Foreign ministry spokesperson Lulwah Al Khater announced the moves on Wednesday, days after a UN investigation said the blockade was negatively impacting the people of the region.
“We have already begun moving internationally to seek arbitration or [go to] international courts or UN institutions” to end the blockade, Khater said in a press conference in Doha, the Qatari capital. “All options are available for us.”
In November 2017, representatives from the United Nations’ Office of the High Commissioner for Human Rights (OHCHR) visited Qatar, where they met with some 20 governmental and civil society groups, as well as people who had been affected by the blockade.
Following the mission’s visit from November 17 to 24, OHCHR issued a report and sent a copy to the National Human Rights Committee of Qatar (NHCR).
“The report came from a neutral, international point of view and has important points,” said Khater, noting that the blockade had caused material and moral damage to Qataris.

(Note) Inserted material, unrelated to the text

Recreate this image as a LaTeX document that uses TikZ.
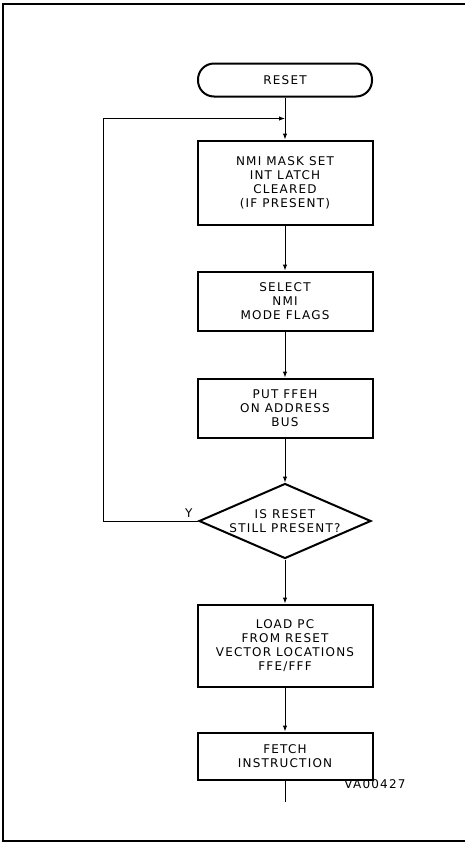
\documentclass[tikz,border=0pt]{standalone}
\usepackage{fontspec}
\setmainfont{DejaVu Sans}[LetterSpace=10]
\usepackage{tikz}
\usetikzlibrary{positioning, shapes.geometric, arrows.meta, calc}

\tikzset{
  startbox/.style={rectangle, rounded corners=16pt, draw=black, line width=2pt, minimum width=174pt, minimum height=33pt},
  stepbox/.style={rectangle, draw=black, line width=2pt, minimum width=175pt, align=center, inner sep=2pt},
  decision/.style={diamond, draw=black, line width=2pt, aspect=2.3, minimum width=172pt, minimum height=75pt, inner sep=0pt, align=center},
  flow/.style={-{Latex[length=6pt,width=4.5pt]}, line width=1pt},
  frame/.style={line width=1.4pt}
}

\begin{document}
\begin{tikzpicture}[x=1pt, y=-1pt, font=\fontsize{12}{13.9}\selectfont]
\useasboundingbox (0,0) rectangle (464,844);
\draw[frame] (466,4) -- (3,4) -- (3,841) -- (466,841);

\node (reset) [startbox] at (285,80) {RESET};
\node (nmi) [stepbox, minimum height=84pt, below=42pt of reset] {NMI MASK SET\\INT LATCH\\CLEARED\\(IF PRESENT)};
\node (modes) [stepbox, minimum height=59pt, below=45pt of nmi] {SELECT\\NMI\\MODE FLAGS};
\node (addr) [stepbox, minimum height=59pt, below=46pt of modes] {PUT FFEH\\ON ADDRESS\\BUS};
\node (test) [decision, below=44pt of addr] {IS RESET\\STILL PRESENT?};
\node (load) [stepbox, minimum height=82pt, below=44pt of test] {LOAD PC\\FROM RESET\\VECTOR LOCATIONS\\FFE/FFF};
\node (fetch) [stepbox, minimum height=47pt, below=44pt of load] {FETCH\\INSTRUCTION};

\coordinate (join) at ($(reset.south)!0.5!(nmi.north)$);
\coordinate [below=21pt of fetch] (tail);
\node (yes) [above left=0pt and 2pt of test.west] {Y};
\node (figid) at (375,784) {VA00427};

\draw[flow] (reset) -- (nmi);
\draw[flow] (nmi) -- (modes);
\draw[flow] (modes) -- (addr);
\draw[flow] (addr) -- (test);
\draw[flow] (test) -- (load);
\draw[flow] (load) -- (fetch);
\draw[line width=1pt] (fetch) -- (tail);
\draw[flow] (test.west) -- ++(-95,0) |- (join);
\end{tikzpicture}
\end{document}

The quartet accuses Qatar of funding “extremist” groups and being too close to its regional rival, Iran, accusations the Qataris vehemently deny.
Earlier this week, Ali bin Smaikh al-Marri, head of NHRC, said the OHCHR study was proof the blockade is illegal.
“This report shows without a spec of doubt that these procedures undertaken by blockading countries are not mere diplomatic severing of relations, they are not just an economic boycott,” he said.
“These are unilateral, abusive, arbitrary measures that are impacting citizens and expats in Qatar.”